- Written instruction
Take the lines from the head of the listing through the one bearing "return (x / W, 1 - y / H)" and copy them exactly, leaving every picture out.

- Data excerpt
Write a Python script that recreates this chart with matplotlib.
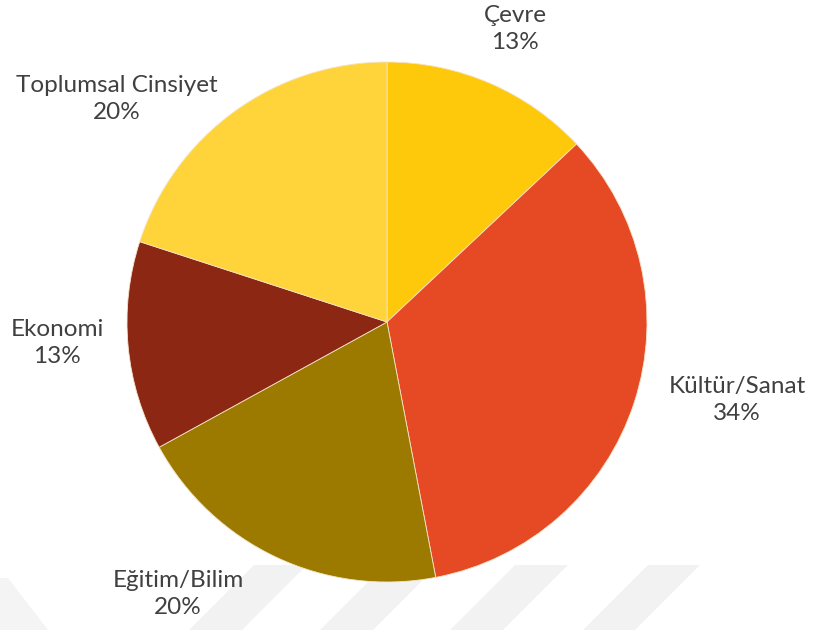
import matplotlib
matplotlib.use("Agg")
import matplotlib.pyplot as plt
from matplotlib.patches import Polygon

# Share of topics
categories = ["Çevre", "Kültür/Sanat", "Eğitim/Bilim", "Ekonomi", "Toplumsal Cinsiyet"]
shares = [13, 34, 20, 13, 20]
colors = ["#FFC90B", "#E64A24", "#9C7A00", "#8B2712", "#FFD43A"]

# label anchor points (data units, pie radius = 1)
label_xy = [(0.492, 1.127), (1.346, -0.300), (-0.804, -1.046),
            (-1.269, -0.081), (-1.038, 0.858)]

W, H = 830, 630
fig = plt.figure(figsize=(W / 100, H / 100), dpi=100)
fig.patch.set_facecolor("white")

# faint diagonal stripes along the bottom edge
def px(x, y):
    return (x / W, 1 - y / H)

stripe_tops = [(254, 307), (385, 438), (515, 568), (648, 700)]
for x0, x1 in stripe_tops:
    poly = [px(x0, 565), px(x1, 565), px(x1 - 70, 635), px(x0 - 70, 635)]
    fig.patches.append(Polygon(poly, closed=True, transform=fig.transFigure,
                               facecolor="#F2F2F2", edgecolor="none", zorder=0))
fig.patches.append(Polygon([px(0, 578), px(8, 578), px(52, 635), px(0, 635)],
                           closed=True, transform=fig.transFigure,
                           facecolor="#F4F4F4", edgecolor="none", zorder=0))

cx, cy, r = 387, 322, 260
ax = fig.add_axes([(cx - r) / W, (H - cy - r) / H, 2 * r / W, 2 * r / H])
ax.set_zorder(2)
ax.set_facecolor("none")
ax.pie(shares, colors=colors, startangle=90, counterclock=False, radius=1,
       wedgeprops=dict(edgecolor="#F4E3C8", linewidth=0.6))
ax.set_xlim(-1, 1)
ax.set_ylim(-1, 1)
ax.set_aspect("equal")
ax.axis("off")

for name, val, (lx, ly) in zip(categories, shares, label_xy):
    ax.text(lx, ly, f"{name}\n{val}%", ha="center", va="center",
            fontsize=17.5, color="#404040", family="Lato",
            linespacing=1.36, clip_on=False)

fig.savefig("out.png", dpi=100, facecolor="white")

- Exercise response
Write a Python script that recreates this chart with matplotlib.
import matplotlib
matplotlib.use("Agg")
import matplotlib.pyplot as plt
from matplotlib.patches import Polygon

# Share of topics
categories = ["Çevre", "Kültür/Sanat", "Eğitim/Bilim", "Ekonomi", "Toplumsal Cinsiyet"]
shares = [13, 34, 20, 13, 20]
colors = ["#FFC90B", "#E64A24", "#9C7A00", "#8B2712", "#FFD43A"]

# label anchor points (data units, pie radius = 1)
label_xy = [(0.492, 1.127), (1.346, -0.300), (-0.804, -1.046),
            (-1.269, -0.081), (-1.038, 0.858)]

W, H = 830, 630
fig = plt.figure(figsize=(W / 100, H / 100), dpi=100)
fig.patch.set_facecolor("white")

# faint diagonal stripes along the bottom edge
def px(x, y):
    return (x / W, 1 - y / H)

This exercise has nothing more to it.